OK, so I may have steered you wrong here…you just need to enable the Transparent Shadow button for all materials the cube will cast upon. Forget the light cross-fade. Now the render-layer/scenes setup is gonna get a lot more complex.
There are 3 separate scenes, Main which contains all objects for render, a shadow only scene (shadows on plane only), and an AO only scene (AO on plane only). You make these latter 2 scenes by duplicating the first scene then making the plane to receive Transparent Shadows and Shadow Only. The AO scene has the lights deleted and the Shadow scene does not use AO.
You’re gonna have to learn how to use the masking tool here:
Scene #1: Cube render layer has All Z enabled so that you can alpha the cube over everything and it still looks like it’s in the proper order instead of riding over the top of the munky in front). If nothing is in front of your transparent object then you can skip the All Z function. Plane in this scene is rendered without shadows or AO. Shadows and AO from other two scenes are recombined to layer over plane.
Scene #2: Transparent Shadows only.
Scene #3: Masking tool is used to subtract cube’s AO from render, slowly ramping it in so that it appears with cube. AO is a trick using the depth buffer so the cube’s AO is always present even though Transparent shadows is enabled. That’s why you gotta mask it out.
Scroll through the 3 open scenes via Ctrl + Right Arrow & Left Arrow (Main, Shadow Only, and AO Only).

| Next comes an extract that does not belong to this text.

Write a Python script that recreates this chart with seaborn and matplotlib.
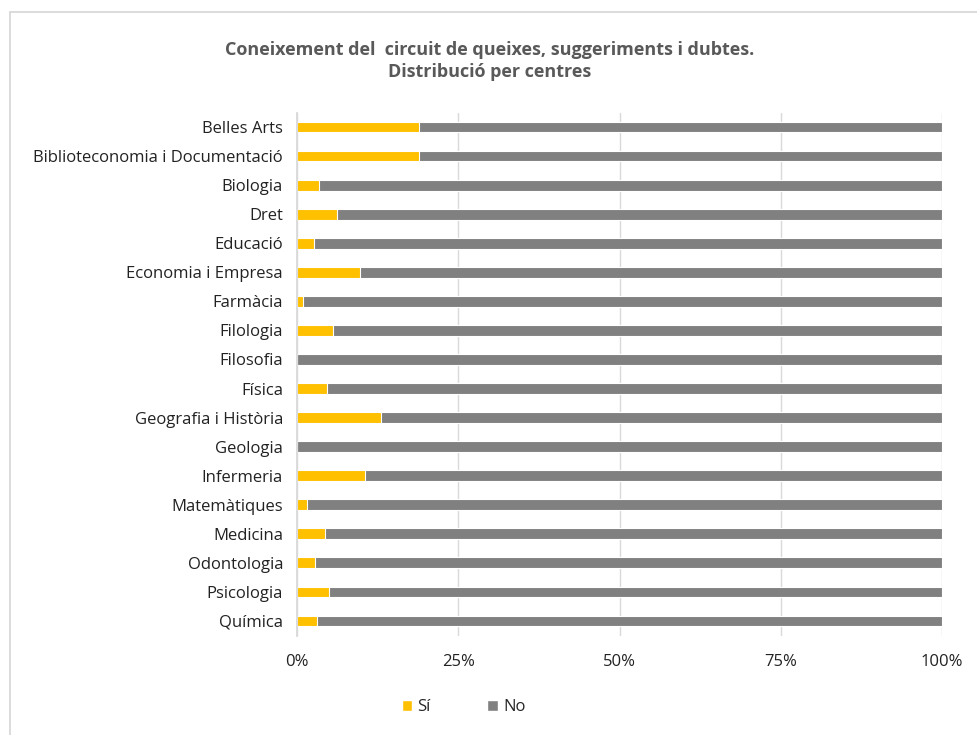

If I left out any instructions just ask. I’m getting fairly sick right now and my head is getting kinda fuzzy. If you want your AO color to match the cube you have to do that with the ambient color in the world settings, but if you go and try this then everything is going to get much more complex with the masking and scene setup in order to compensate so that the munky AO isn’t blue also.
Edit:
You can get somewhat the same effect via a single scene by clicking on the little camera icon next to the AO and Shadow passes on the Plane render layer but you can’t get as fine control over the effect (i.e. just try masking out the AO portion for the cube so that you can ramp it in with the cube’s fade in and watch what happens). This way is gonna teach you how to better navigate the possibilities in Blender and you can get real precision over your effects.